*EXERCISE*. Locate every line that holds the string "this" and copy it.

* * * * * * * * *

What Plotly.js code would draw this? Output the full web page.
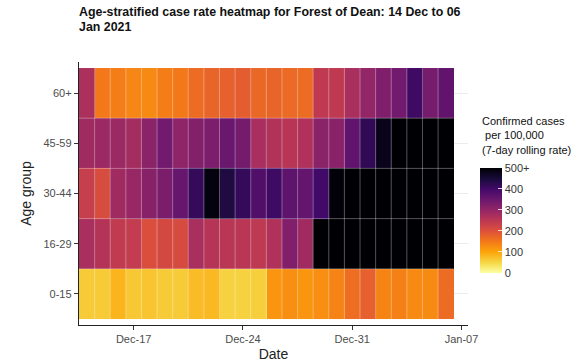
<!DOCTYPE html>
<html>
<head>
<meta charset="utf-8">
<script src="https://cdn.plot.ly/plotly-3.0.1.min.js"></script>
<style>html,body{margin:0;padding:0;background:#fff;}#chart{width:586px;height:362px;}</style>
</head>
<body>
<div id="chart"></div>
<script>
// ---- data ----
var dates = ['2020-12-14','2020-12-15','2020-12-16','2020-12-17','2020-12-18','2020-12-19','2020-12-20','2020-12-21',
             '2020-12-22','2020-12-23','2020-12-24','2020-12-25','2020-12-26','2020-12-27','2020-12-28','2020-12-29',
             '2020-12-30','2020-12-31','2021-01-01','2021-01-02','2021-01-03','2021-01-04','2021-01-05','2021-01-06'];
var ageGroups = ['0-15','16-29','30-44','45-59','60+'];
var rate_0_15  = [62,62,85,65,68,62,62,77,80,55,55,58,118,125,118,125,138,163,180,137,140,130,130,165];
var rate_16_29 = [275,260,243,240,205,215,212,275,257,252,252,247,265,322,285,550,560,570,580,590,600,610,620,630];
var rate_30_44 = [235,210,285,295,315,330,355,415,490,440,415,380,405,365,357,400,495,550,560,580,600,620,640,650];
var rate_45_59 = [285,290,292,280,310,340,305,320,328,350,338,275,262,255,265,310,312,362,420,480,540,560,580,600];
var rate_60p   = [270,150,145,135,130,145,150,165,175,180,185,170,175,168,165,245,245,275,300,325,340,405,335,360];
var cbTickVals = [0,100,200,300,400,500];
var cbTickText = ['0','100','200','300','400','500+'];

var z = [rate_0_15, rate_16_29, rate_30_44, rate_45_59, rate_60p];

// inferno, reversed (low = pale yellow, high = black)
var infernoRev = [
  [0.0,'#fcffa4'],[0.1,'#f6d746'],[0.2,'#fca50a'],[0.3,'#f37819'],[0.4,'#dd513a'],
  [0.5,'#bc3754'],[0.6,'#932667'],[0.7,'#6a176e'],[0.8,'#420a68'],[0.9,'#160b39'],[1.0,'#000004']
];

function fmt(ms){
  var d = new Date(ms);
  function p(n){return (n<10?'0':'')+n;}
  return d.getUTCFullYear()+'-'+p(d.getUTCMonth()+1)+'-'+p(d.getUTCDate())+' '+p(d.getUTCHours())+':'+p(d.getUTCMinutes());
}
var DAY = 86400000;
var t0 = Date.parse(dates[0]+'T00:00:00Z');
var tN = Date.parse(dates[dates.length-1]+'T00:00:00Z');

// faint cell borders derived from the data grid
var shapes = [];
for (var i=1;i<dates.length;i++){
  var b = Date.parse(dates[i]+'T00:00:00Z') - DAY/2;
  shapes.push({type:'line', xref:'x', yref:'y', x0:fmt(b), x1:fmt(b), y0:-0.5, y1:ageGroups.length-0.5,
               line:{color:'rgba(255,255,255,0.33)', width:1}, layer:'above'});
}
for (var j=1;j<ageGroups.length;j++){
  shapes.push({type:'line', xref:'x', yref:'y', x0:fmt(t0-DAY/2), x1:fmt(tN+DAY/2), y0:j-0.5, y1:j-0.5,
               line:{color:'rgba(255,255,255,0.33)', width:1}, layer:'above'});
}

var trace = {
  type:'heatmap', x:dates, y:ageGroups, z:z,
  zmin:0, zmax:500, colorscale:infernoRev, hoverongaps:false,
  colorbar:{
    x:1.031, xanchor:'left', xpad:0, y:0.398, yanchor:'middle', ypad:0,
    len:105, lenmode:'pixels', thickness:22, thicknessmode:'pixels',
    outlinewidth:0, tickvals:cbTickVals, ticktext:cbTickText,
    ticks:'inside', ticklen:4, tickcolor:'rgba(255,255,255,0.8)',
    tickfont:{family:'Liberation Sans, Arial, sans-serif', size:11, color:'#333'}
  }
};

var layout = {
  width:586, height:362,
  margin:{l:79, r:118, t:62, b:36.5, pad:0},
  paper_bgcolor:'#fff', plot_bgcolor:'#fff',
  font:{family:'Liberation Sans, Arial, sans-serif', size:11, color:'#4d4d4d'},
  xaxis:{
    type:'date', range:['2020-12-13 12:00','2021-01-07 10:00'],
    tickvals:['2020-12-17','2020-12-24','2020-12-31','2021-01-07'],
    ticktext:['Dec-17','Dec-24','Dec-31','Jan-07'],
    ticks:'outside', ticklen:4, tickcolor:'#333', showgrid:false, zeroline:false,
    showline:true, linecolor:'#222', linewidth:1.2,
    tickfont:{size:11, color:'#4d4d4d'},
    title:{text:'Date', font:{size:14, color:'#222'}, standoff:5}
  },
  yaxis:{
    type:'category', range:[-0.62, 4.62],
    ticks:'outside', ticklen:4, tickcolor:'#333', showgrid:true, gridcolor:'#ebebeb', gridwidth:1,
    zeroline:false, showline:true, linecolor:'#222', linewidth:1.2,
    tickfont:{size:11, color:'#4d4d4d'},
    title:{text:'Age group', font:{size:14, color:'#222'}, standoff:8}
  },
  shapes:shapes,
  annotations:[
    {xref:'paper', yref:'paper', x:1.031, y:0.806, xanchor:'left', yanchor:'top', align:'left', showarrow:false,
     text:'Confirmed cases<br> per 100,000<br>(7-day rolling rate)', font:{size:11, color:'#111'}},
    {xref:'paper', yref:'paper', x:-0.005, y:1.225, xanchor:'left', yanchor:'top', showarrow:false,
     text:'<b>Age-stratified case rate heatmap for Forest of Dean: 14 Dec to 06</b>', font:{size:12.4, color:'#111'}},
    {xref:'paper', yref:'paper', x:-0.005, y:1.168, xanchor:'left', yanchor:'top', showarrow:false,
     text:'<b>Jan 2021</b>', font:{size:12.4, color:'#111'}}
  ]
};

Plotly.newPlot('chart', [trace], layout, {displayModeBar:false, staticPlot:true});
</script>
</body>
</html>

* * * * * * * * *

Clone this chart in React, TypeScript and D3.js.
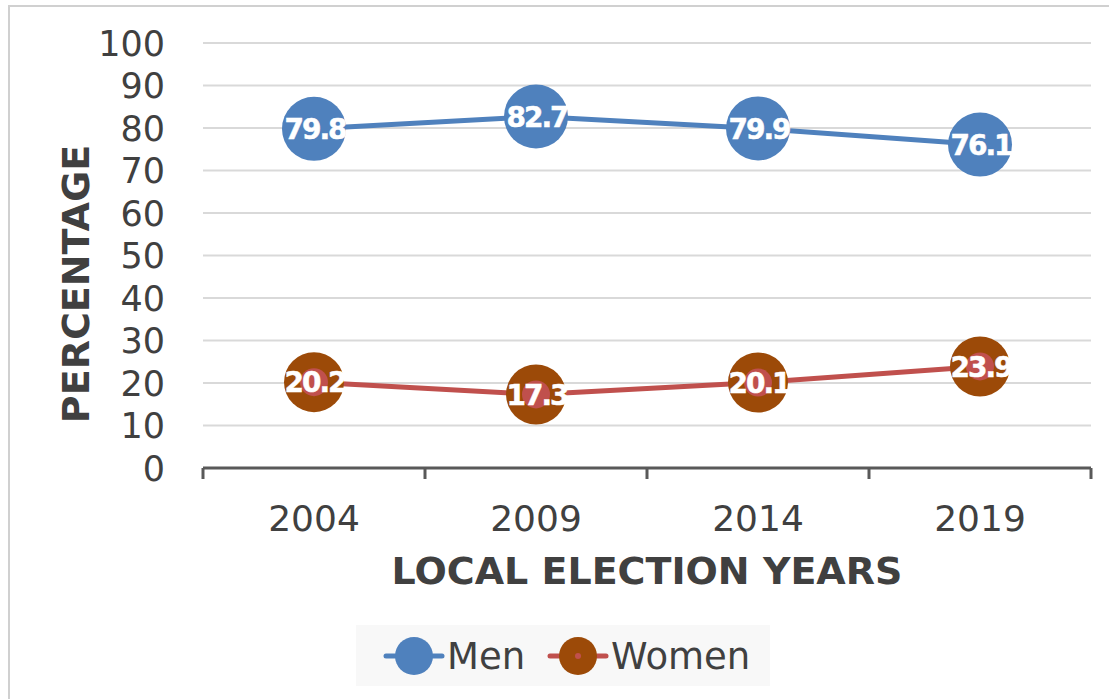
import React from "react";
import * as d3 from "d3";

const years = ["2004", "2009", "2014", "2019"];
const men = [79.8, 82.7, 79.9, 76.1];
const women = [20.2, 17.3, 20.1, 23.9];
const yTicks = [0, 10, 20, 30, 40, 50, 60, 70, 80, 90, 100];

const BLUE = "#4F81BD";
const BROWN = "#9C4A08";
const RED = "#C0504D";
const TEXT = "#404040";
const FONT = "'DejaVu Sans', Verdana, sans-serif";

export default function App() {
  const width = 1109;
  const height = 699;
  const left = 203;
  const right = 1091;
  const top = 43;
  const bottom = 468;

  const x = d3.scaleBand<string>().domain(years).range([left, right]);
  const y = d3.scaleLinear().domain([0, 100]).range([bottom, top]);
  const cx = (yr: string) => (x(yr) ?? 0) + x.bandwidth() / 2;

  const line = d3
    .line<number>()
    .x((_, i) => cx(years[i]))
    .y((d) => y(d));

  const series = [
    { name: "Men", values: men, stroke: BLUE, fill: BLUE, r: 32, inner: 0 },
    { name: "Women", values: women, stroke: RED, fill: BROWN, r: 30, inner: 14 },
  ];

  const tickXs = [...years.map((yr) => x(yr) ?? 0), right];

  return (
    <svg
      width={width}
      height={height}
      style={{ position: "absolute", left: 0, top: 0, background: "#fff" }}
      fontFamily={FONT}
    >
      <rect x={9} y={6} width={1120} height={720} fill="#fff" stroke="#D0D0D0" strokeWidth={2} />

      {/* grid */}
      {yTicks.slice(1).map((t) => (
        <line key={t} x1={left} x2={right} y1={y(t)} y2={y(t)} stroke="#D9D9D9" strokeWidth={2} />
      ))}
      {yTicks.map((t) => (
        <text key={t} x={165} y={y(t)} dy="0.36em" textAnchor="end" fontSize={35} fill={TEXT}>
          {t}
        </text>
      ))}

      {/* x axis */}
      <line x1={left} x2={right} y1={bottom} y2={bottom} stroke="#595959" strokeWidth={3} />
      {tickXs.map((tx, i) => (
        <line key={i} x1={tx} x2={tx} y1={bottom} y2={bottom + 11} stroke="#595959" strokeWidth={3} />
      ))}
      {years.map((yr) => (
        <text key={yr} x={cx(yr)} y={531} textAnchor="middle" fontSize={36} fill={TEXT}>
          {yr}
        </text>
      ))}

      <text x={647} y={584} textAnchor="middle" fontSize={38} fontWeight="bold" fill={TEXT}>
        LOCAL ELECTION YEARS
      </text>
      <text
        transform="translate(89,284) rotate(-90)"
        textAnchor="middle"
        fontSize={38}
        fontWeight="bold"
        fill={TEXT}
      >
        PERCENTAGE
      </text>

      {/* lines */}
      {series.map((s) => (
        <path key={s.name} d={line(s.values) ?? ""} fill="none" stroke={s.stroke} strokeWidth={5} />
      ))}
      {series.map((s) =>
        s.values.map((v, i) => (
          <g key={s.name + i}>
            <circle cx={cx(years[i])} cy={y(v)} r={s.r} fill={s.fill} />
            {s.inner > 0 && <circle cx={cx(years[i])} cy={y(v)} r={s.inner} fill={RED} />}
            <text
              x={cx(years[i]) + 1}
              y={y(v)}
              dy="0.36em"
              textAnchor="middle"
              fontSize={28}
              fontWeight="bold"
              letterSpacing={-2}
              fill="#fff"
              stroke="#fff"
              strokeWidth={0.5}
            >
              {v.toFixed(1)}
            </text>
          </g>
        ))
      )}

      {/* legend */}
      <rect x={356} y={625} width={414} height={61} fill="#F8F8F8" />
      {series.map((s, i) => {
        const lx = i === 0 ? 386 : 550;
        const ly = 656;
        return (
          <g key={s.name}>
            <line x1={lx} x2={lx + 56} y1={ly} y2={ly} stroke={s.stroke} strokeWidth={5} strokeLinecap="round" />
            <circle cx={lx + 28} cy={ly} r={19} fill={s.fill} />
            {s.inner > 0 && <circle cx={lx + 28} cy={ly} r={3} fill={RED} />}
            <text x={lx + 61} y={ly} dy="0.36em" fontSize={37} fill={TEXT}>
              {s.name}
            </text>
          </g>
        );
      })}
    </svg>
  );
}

* * * * * * * * *

*ANSWER TO THE TASK*.
What Plotly.js code would draw this? Output the full web page.
Clone this chart in React, TypeScript and D3.js.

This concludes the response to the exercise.